Casa en el árbol (2021), Eguzkiñe Egaña
Cette sculpture mélange des matériaux utilisés dans la construction tels que le bois et des céramiques de type terrazzo incrustés dans du plâtre (éléments souvent cachés derrière un mur ou une façade et qui font remonter des souvenirs à la surface) avec des lumières led (la lumière éclaire ces expériences). Casa en el árbol est un voyage direct vers l’enfance : « C’est complètement expérimental, tout était pour essayer de voir ce qui se passait. Cependant, pour moi, il a plus de valeur émotionnelle et conceptuelle qu’esthétique. Ce travail me ramène à mon enfance, quand mes amis et moi avions l’habitude de faire des maisons dans les arbres et que nous restions assis là pendant des heures à manger des sucreries. Ça me rend nostalgique. Aujourd’hui, mes filles jouent très différemment. La pièce montre le goût d’Egaña pour les finitions imparfaites, l’aspect irrégulier et l’asymétrie. Un reflet de la vie. « C’est paradoxal parce que je suis très tatillon et perfectionniste, mais, en même temps, je n’aime pas la rigidité, ni les postures, ni le mensonge qui se cache souvent derrière ce qui paraît parfait. J’aime le naturel et c’est peut-être pour cela que j’apprécie quand quelque chose peut être vu tel qu’il est », commente l’artiste.
El faro en la isla (2021), Claudio & Juan (Flotboats)

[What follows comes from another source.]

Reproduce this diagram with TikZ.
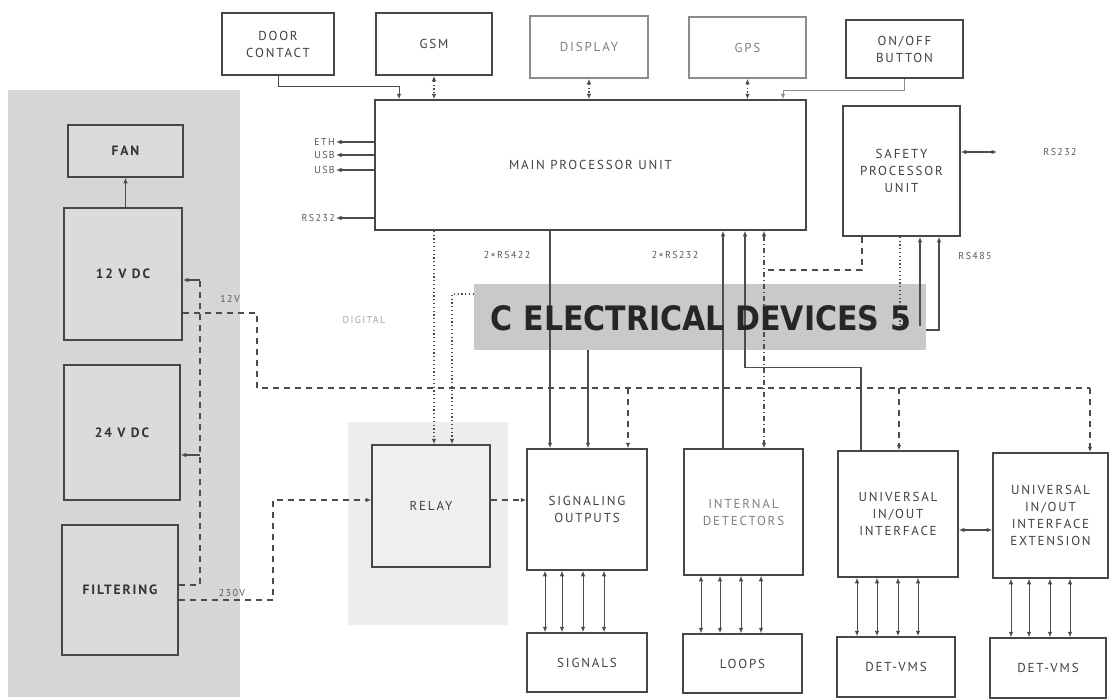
\documentclass[tikz,border=0pt]{standalone}
\usepackage{fontspec}
\setmainfont{PT Sans}
\newfontfamily\boxfont[LetterSpace=14]{PT Sans}
\newfontfamily\bandfont{DejaVu Sans}
\usepackage{graphicx}
\usetikzlibrary{arrows.meta,calc}
\begin{document}
\begin{tikzpicture}[x=1pt,y=-1pt,
  >={Latex[length=5.5pt,width=4.5pt]},
  box/.style={draw=black!72,line width=1.5pt,fill=white,align=center,inner sep=0pt,text=black!75,font=\boxfont\fontsize{13}{17}\selectfont},
  fbox/.style={box,draw=black!45,text=black!50},
  pbox/.style={box,fill=gray!28,font=\boxfont\bfseries\fontsize{13.5}{16}\selectfont,text=black!80},
  ln/.style={draw=black!70,line width=1.3pt},
  dashln/.style={ln,line width=1.5pt,dash pattern=on 6pt off 5pt},
  dotln/.style={ln,line width=1.6pt,dash pattern=on 1.2pt off 2.6pt},
  dashdotln/.style={ln,dash pattern=on 5pt off 3pt on 1pt off 3pt},
  lab/.style={font=\boxfont\fontsize{10}{11}\selectfont,text=black!65,inner sep=1pt},
]
\useasboundingbox (0,0) rectangle (1110,699);
\fill[white] (0,0) rectangle (1110,699);

% backgrounds
\fill[gray!32] (8,90) rectangle (240,697);
\fill[gray!14] (348,422) rectangle (508,625);
\node[fill=gray!42,minimum width=452pt,minimum height=66pt,inner sep=0pt] (band) at (700,317) {};

% helper coordinates
\foreach \v in {399,434,452,550,588,628,723,745,764,783,861,899,900,920,939,862}{\coordinate (c\v) at (\v,0);}
\foreach \v in {500,530,585,600,313}{\coordinate (y\v) at (0,\v);}

% power panel
\node[pbox,minimum width=115pt,minimum height=52pt] (fan) at (125.5,151) {FAN};
\node[pbox,minimum width=118pt,minimum height=132pt] (v12) at (123,274) {12 V DC};
\node[pbox,minimum width=116pt,minimum height=135pt] (v24) at (122,432.5) {24 V DC};
\node[pbox,minimum width=116pt,minimum height=130pt] (filt) at (120,590) {FILTERING};

% top row
\node[box,minimum width=112pt,minimum height=62pt] (door) at (278,44) {DOOR\\CONTACT};
\node[box,minimum width=116pt,minimum height=62pt] (gsm) at (434,44) {GSM};
\node[fbox,minimum width=118pt,minimum height=62pt] (disp) at (589,47) {DISPLAY};
\node[fbox,minimum width=117pt,minimum height=61pt] (gps) at (747.5,47.5) {GPS};
\node[box,minimum width=117pt,minimum height=58pt] (onoff) at (904.5,49) {ON/OFF\\BUTTON};

\node[box,minimum width=431pt,minimum height=130pt] (main) at (590.5,165) {MAIN PROCESSOR UNIT};
\node[box,minimum width=117pt,minimum height=130pt] (safety) at (901.5,171) {SAFETY\\PROCESSOR\\UNIT};

% bottom rows
\node[box,fill=gray!12,minimum width=118pt,minimum height=122pt] (relay) at (431,506) {RELAY};
\node[box,minimum width=120pt,minimum height=121pt] (sig) at (587,509.5) {SIGNALING\\OUTPUTS};
\node[box,text=black!50,minimum width=119pt,minimum height=126pt] (intd) at (743.5,512) {INTERNAL\\DETECTORS};
\node[box,minimum width=120pt,minimum height=126pt] (univ) at (898,514) {UNIVERSAL\\IN/OUT\\INTERFACE};
\node[box,minimum width=115pt,minimum height=125pt] (ext) at (1050.5,515.5) {UNIVERSAL\\IN/OUT\\INTERFACE\\EXTENSION};
\node[box,minimum width=120pt,minimum height=59pt] (signals) at (587,662.5) {SIGNALS};
\node[box,minimum width=119pt,minimum height=59pt] (loops) at (742.5,663.5) {LOOPS};
\node[box,minimum width=118pt,minimum height=60pt] (det1) at (896,667) {DET-VMS};
\node[box,minimum width=116pt,minimum height=60pt] (det2) at (1048,668) {DET-VMS};

% top connections
\draw[ln,line width=1pt,->] (door.south) -- ++(0,11) -| (main.north -| c399);
\draw[dotln,<->] (gsm.south) -- (main.north -| gsm.south);
\draw[dotln,<->] (disp.south) -- (main.north -| disp.south);
\draw[dotln,<->] (gps.south) -- (main.north -| gps.south);
\draw[ln,draw=black!45,line width=1pt,->] (onoff.south) -- ++(0,12) -| (main.north -| c783);

% left labels of main
\node[lab,anchor=east] (eth) at (336,142) {ETH};
\node[lab,anchor=east] (usb1) at (336,155) {USB};
\node[lab,anchor=east] (usb2) at (336,170) {USB};
\node[lab,anchor=east] (rsl) at (336,218) {RS232};
\foreach \n in {eth,usb1,usb2,rsl}{\draw[ln,->] (main.west |- \n) -- (\n.east);}

% safety right
\node[lab] (rsr) at (1060,152) {RS232};
\coordinate (rsrc) at (997,152);
\draw[ln,<->] (safety.east |- rsr) -- (rsrc);

% labels below
\node[lab] (l422) at (507,255) {2×RS422};
\node[lab] (l232) at (675,255) {2×RS232};
\node[lab] (l485) at (975,256) {RS485};
\node[lab,text=black!35] (ldig) at (364,320) {DIGITAL};

% main/safety to lower blocks
\coordinate (bl) at (474,294);
\draw[dotln,->] (main.south -| c434) -- (relay.north -| c434);
\draw[dotln,->] (bl) -- (bl -| c452) -- (relay.north -| c452);
\draw[ln,->] (main.south -| c550) -- (sig.north -| c550);
\draw[ln,->] (band.south -| c588) -- (sig.north -| c588);
\draw[ln,->] (intd.north -| c723) -- (main.south -| c723);
\draw[ln,->] (univ.north -| c861) -- ++(0,-83) -| (main.south -| c745);
\draw[dashdotln,<->] (main.south -| c764) -- (intd.north -| c764);
\coordinate (sj) at (768,270);
\draw[dashln] (safety.south -| c862) |- (sj);
\coordinate (c900b) at (900,326);
\draw[dotln] (safety.south -| c900) -- (c900b);
\coordinate (c920b) at (920,326);
\draw[ln,->] (c920b) -- (safety.south -| c920);
\coordinate (be) at (926,330);
\draw[ln,->] (be) -| (safety.south -| c939);

% power lines
\draw[ln,->] (v12.north -| fan.south) -- (fan.south);
\coordinate (pj) at (200,280);
\coordinate (pj2) at (200,455);
\draw[dashln,line width=1.7pt] (filt.east |- y585) -| (pj);
\draw[ln,->] (pj) -- (v12.east |- pj);
\draw[ln,->] (pj2) -- (v24.east |- pj2);
\coordinate (h1) at (257,388);
\coordinate (hr) at (1090,388);
\draw[dashln] (v12.east |- y313) -| (h1) -- (hr);
\draw[dashln,->] (hr) -- (ext.north -| hr);
\draw[dashln,->] (h1 -| c628) -- (sig.north -| c628);
\draw[dashln,->] (h1 -| c899) -- (univ.north -| c899);
\node[lab] (l12) at (230,299) {12V};
\coordinate (fr) at (273,500);
\draw[dashln,->] (filt.east |- y600) -| (fr) -- (relay.west |- fr);
\node[lab] (l230) at (232,593) {230V};
\draw[dashln,->] (relay.east |- y500) -- (sig.west |- y500);
\draw[ln,<->] (univ.east |- y530) -- (ext.west |- y530);

% bottom bundles
\foreach \x in {545,562,583,604}{\coordinate (t) at (\x,0); \draw[ln,line width=1pt,<->] (sig.south -| t) -- (signals.north -| t);}
\foreach \x in {701,720,741,761}{\coordinate (t) at (\x,0); \draw[ln,line width=1pt,<->] (intd.south -| t) -- (loops.north -| t);}
\foreach \x in {857,877,898,918}{\coordinate (t) at (\x,0); \draw[ln,line width=1pt,<->] (univ.south -| t) -- (det1.north -| t);}
\foreach \x in {1011,1029,1050,1070}{\coordinate (t) at (\x,0); \draw[ln,line width=1pt,<->] (ext.south -| t) -- (det2.north -| t);}

% band text
\node[text=black!85,inner sep=0pt] (bandtext) at (701,318) {\resizebox{420pt}{25pt}{\bandfont\bfseries C ELECTRICAL DEVICES 5}};
\end{tikzpicture}
\end{document}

Pour Claudio et Juan, les artistes derrière Flotboats, la création vient de l’expérimentation. « Le bois est un matériau parfait pour cela. Toujours unique et différent », affirment-ils. Et dans cette pièce, El faro en la isla, ils se prennent aussi au jeu. Avec du bois de drift, des pièces de métal réutilisées (vis, écrous, fils qui ont eu une vie antérieure) et de la peinture acrylique, ils ont créé une petite île qui cherche l’équilibre, montant et descendant au rythme des marées. Flottant dans une mer qu’on ne voit pas, mais qu’on devine. La mer, toujours la mer.